Chute de vélo

de Étienne Davodeau

par L.L.de Mars

 

Ce livre (je pourrais étendre à : « ce genre de livres ») et l’étrange attachement qu’on semble lui porter éclairent plutôt bien les paradoxes qui hantent l’édition de bande dessinée et la critique : c’est cadré comme une comédie dramatique télévisée du dimanche après-midi, c’est monté comme une comédie dramatique télévisée du dimanche après-midi, c’est écrit comme une comédie dramatique télévisée du dimanche après-midi, c’est passionnant comme une comédie dramatique télévisée du dimanche après-midi. Et, aussi bizarre que ça puisse sembler, c’est également coloré comme une comédie dramatique télévisée du dimanche après-midi.

Si le dessin était virtuose, étrange, flamboyant ou au minimum incongru, ça pourrait être ce qu’on appelle atonalement un « livre de dessinateur ». Mais le dessin de Davodeau n’est ni laid ni beau, ni vif ni mort, ni honteux ni glorieux, ni élégant ni disgracieux. Il fait ce qu’il a à faire en s’excusant d’être là.

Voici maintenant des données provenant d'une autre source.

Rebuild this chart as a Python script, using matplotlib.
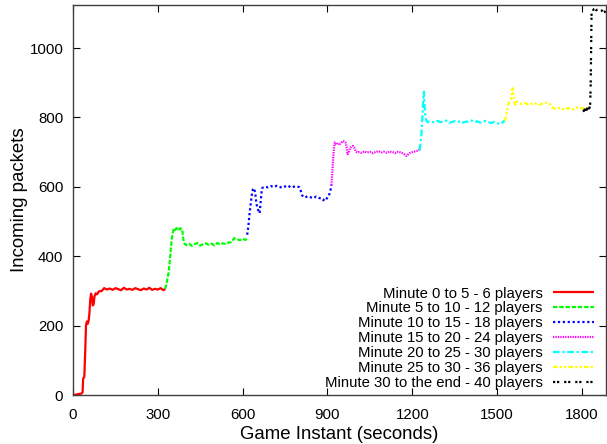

Autrement dit, si ce livre avait été ce à quoi tous les signes qu’il emprunte le disposent — une comédie dramatique télévisée du dimanche après-midi — personne n’en aurait remarqué l’existence au-delà de la séance de repassage ou du demi-coma d’après le digestif. Mais incarnée dans un récit en bandes, cette histoire translucide comme toutes celles de Davodeau qui me sont arrivées entre les mains, est élevée au rang d’œuvre de caractère, à tonalité forte, au sujet exigeant.

Nous en arrivons au paradoxe évoqué plus haut : ce que nous méprisons ailleurs (la comédie dramatique télévisée du dimanche après-midi devant les exigences attendues du cinéma), nous sommes capables de le louer dans une bande dessinée. Pourquoi ? Parce que nous en méprisons le cadre A PRIORI. On pourra dire « c’est bien, pour une bande dessinée », avec le même ton repoussant qu’on entend dans « il est intelligent pour un ouvrier » (cultivé pour un noir, poli pour un jeune des cités, honnête pour un juif, doué pour un trisomique, élégant pour un paysan, etc.)

C’est quand une bande dessinée est la moins exigeante et la plus timide possible dans l’approche de ses singularités opératoires qu’elle rencontre un succès d’estime et un succès critique. Il faut qu’elle sorte d’elle-même pour qu’on commence à l’aimer. Il faut qu’elle se fasse la plus discrète possible sur sa honteuse nature. Moins il y a de bande dessinée dans la bande dessinée, plus on en plébiscite l’apparition comme merveille de la bande dessinée. Pour l’aimer, nous devons donc imaginer qu’il faut la détester.